What is required ->
Can you copy out the data exactly? Leave the images out.

Data ->
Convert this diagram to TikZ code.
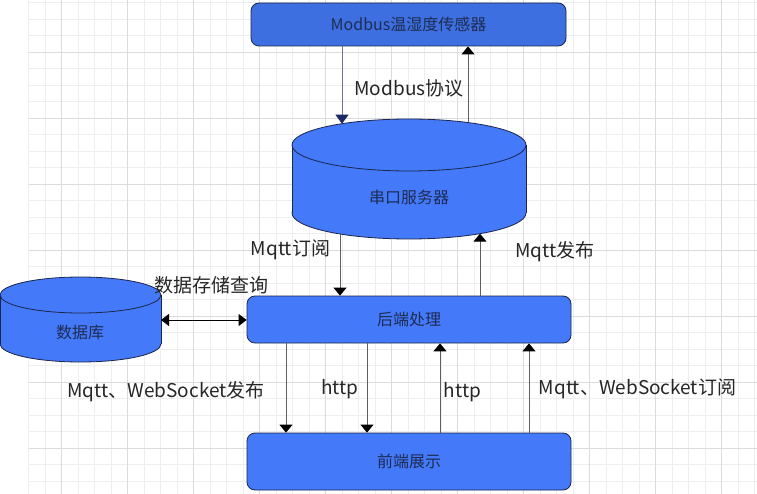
\documentclass[tikz,border=0pt]{standalone}
\usepackage{fontspec}
\setmainfont{Noto Sans CJK SC}
\usetikzlibrary{arrows.meta}
\definecolor{boxblue}{RGB}{68,121,249}
\definecolor{topblue}{RGB}{62,111,224}
\definecolor{boxline}{RGB}{28,38,74}
\definecolor{boxtext}{RGB}{30,44,82}
\definecolor{linkgray}{RGB}{95,95,95}
\definecolor{linknavy}{RGB}{110,116,152}
\definecolor{headnavy}{RGB}{27,40,98}
\definecolor{gridminor}{RGB}{238,238,238}
\definecolor{gridmajor}{RGB}{220,220,220}

\begin{document}
\begin{tikzpicture}[
  x=1pt,y=-1pt,
  every node/.style={font=\fontsize{19}{23}\selectfont,text=black!85},
  block/.style={draw=boxline,line width=.8pt,fill=boxblue,rounded corners=8pt,
    font=\fontsize{16}{20}\selectfont,text=boxtext,inner sep=0pt},
  drum/.style={draw=boxline,line width=.8pt,fill=boxblue},
  drumtext/.style={font=\fontsize{16}{20}\selectfont,text=boxtext},
  link/.style={-{Triangle[length=8pt,width=13pt,color=black]},line width=.9pt,linkgray},
  modlink/.style={-{Triangle[length=9pt,width=13pt,color=headnavy]},line width=.9pt,linknavy},
  both/.style={{Triangle[length=8pt,width=12pt]}-{Triangle[length=8pt,width=12pt]},line width=.9pt,black},
  minor/.style={line width=.8pt,gridminor},
  major/.style={line width=.8pt,gridmajor}
]
\path[use as bounding box] (0,0) rectangle (757,494);
\fill[white] (0,0) rectangle (757,494);

% Background grid of the drawing canvas.
\foreach \i in {0,...,44} \draw[minor] ({28.7+16.5*\i},0) -- ({28.7+16.5*\i},494);
\foreach \i in {0,...,29} \draw[minor] (28.7,{2.8+16.5*\i}) -- (757,{2.8+16.5*\i});
\foreach \i in {0,...,10} \draw[major] ({61.7+66*\i},0) -- ({61.7+66*\i},494);
\foreach \i in {0,...,6} \draw[major] (28.7,{52.3+66*\i}) -- (757,{52.3+66*\i});

% Boxes.
\node[block,fill=topblue,minimum width=315pt,minimum height=43pt] (sensor) at (408.5,24.5) {Modbus温湿度传感器};
\node[block,minimum width=324pt,minimum height=47pt] (backend) at (409,319.5) {后端处理};
\node[block,minimum width=324pt,minimum height=57pt] (frontend) at (409,461.5) {前端展示};

% Serial server drum.
\filldraw[drum] (409,213) ellipse[x radius=117pt,y radius=26pt];
\fill[boxblue] (292,145) rectangle (526,213);
\draw[boxline,line width=.8pt] (292,145) -- (292,213) (526,145) -- (526,213);
\filldraw[drum] (409,145) ellipse[x radius=117pt,y radius=26pt];
\node[drumtext] (serial) at (409,197) {串口服务器};
\coordinate (sv-n1) at (342,123.7);
\coordinate (sv-n2) at (468,122.5);
\coordinate (sv-s1) at (340,234);
\coordinate (sv-s2) at (480,233.7);

% Database drum, cut by the left edge.
\filldraw[drum] (80.5,344) ellipse[x radius=80.5pt,y radius=18pt];
\fill[boxblue] (0,295) rectangle (161,344);
\draw[boxline,line width=.8pt] (0,295) -- (0,344) (161,295) -- (161,344);
\filldraw[drum] (80.5,295) ellipse[x radius=80.5pt,y radius=18pt];
\node[drumtext] (db) at (80,332) {数据库};
\coordinate (db-e) at (161,320);

% Sensor <-> serial server.
\draw[modlink] (sensor.south -| sv-n1) -- (sv-n1);
\draw[link] (sv-n2) -- (sensor.south -| sv-n2);
\node (lbl-modbus) at (409,88) {Modbus协议};

% Serial server <-> backend.
\draw[link] (sv-s1) -- (backend.north -| sv-s1);
\draw[link] (backend.north -| sv-s2) -- (sv-s2);
\node (lbl-sub) at (290.5,250) {Mqtt订阅};
\node (lbl-pub) at (555,252) {Mqtt发布};

% Database <-> backend.
\draw[both] (db-e) -- (backend.west |- db-e);
\node (lbl-store) at (211,285) {数据存储查询};

% Backend <-> frontend.
\foreach \x in {286,367} \draw[link] (backend.south -| \x,0) -- (frontend.north -| \x,0);
\foreach \x in {440,529} \draw[link] (frontend.north -| \x,0) -- (backend.south -| \x,0);
\node (lbl-wspub) at (166,392) {Mqtt、WebSocket发布};
\node (lbl-http1) at (340,389) {http};
\node (lbl-http2) at (462.5,392) {http};
\node (lbl-wssub) at (637.5,389) {Mqtt、WebSocket订阅};
\end{tikzpicture}
\end{document}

Full solution ->
Convert this diagram to TikZ code.
\documentclass[tikz,border=0pt]{standalone}
\usepackage{fontspec}
\setmainfont{Noto Sans CJK SC}
\usetikzlibrary{arrows.meta}
\definecolor{boxblue}{RGB}{68,121,249}
\definecolor{topblue}{RGB}{62,111,224}
\definecolor{boxline}{RGB}{28,38,74}
\definecolor{boxtext}{RGB}{30,44,82}
\definecolor{linkgray}{RGB}{95,95,95}
\definecolor{linknavy}{RGB}{110,116,152}
\definecolor{headnavy}{RGB}{27,40,98}
\definecolor{gridminor}{RGB}{238,238,238}
\definecolor{gridmajor}{RGB}{220,220,220}

\begin{document}
\begin{tikzpicture}[
  x=1pt,y=-1pt,
  every node/.style={font=\fontsize{19}{23}\selectfont,text=black!85},
  block/.style={draw=boxline,line width=.8pt,fill=boxblue,rounded corners=8pt,
    font=\fontsize{16}{20}\selectfont,text=boxtext,inner sep=0pt},
  drum/.style={draw=boxline,line width=.8pt,fill=boxblue},
  drumtext/.style={font=\fontsize{16}{20}\selectfont,text=boxtext},
  link/.style={-{Triangle[length=8pt,width=13pt,color=black]},line width=.9pt,linkgray},
  modlink/.style={-{Triangle[length=9pt,width=13pt,color=headnavy]},line width=.9pt,linknavy},
  both/.style={{Triangle[length=8pt,width=12pt]}-{Triangle[length=8pt,width=12pt]},line width=.9pt,black},
  minor/.style={line width=.8pt,gridminor},
  major/.style={line width=.8pt,gridmajor}
]
\path[use as bounding box] (0,0) rectangle (757,494);
\fill[white] (0,0) rectangle (757,494);

% Background grid of the drawing canvas.
\foreach \i in {0,...,44} \draw[minor] ({28.7+16.5*\i},0) -- ({28.7+16.5*\i},494);
\foreach \i in {0,...,29} \draw[minor] (28.7,{2.8+16.5*\i}) -- (757,{2.8+16.5*\i});
\foreach \i in {0,...,10} \draw[major] ({61.7+66*\i},0) -- ({61.7+66*\i},494);
\foreach \i in {0,...,6} \draw[major] (28.7,{52.3+66*\i}) -- (757,{52.3+66*\i});

% Boxes.
\node[block,fill=topblue,minimum width=315pt,minimum height=43pt] (sensor) at (408.5,24.5) {Modbus温湿度传感器};
\node[block,minimum width=324pt,minimum height=47pt] (backend) at (409,319.5) {后端处理};
\node[block,minimum width=324pt,minimum height=57pt] (frontend) at (409,461.5) {前端展示};

% Serial server drum.
\filldraw[drum] (409,213) ellipse[x radius=117pt,y radius=26pt];
\fill[boxblue] (292,145) rectangle (526,213);
\draw[boxline,line width=.8pt] (292,145) -- (292,213) (526,145) -- (526,213);
\filldraw[drum] (409,145) ellipse[x radius=117pt,y radius=26pt];
\node[drumtext] (serial) at (409,197) {串口服务器};
\coordinate (sv-n1) at (342,123.7);
\coordinate (sv-n2) at (468,122.5);
\coordinate (sv-s1) at (340,234);
\coordinate (sv-s2) at (480,233.7);

% Database drum, cut by the left edge.
\filldraw[drum] (80.5,344) ellipse[x radius=80.5pt,y radius=18pt];
\fill[boxblue] (0,295) rectangle (161,344);
\draw[boxline,line width=.8pt] (0,295) -- (0,344) (161,295) -- (161,344);
\filldraw[drum] (80.5,295) ellipse[x radius=80.5pt,y radius=18pt];
\node[drumtext] (db) at (80,332) {数据库};
\coordinate (db-e) at (161,320);

% Sensor <-> serial server.
\draw[modlink] (sensor.south -| sv-n1) -- (sv-n1);
\draw[link] (sv-n2) -- (sensor.south -| sv-n2);
\node (lbl-modbus) at (409,88) {Modbus协议};

% Serial server <-> backend.
\draw[link] (sv-s1) -- (backend.north -| sv-s1);
\draw[link] (backend.north -| sv-s2) -- (sv-s2);
\node (lbl-sub) at (290.5,250) {Mqtt订阅};
\node (lbl-pub) at (555,252) {Mqtt发布};

% Database <-> backend.
\draw[both] (db-e) -- (backend.west |- db-e);
\node (lbl-store) at (211,285) {数据存储查询};

% Backend <-> frontend.
\foreach \x in {286,367} \draw[link] (backend.south -| \x,0) -- (frontend.north -| \x,0);
\foreach \x in {440,529} \draw[link] (frontend.north -| \x,0) -- (backend.south -| \x,0);
\node (lbl-wspub) at (166,392) {Mqtt、WebSocket发布};
\node (lbl-http1) at (340,389) {http};
\node (lbl-http2) at (462.5,392) {http};
\node (lbl-wssub) at (637.5,389) {Mqtt、WebSocket订阅};
\end{tikzpicture}
\end{document}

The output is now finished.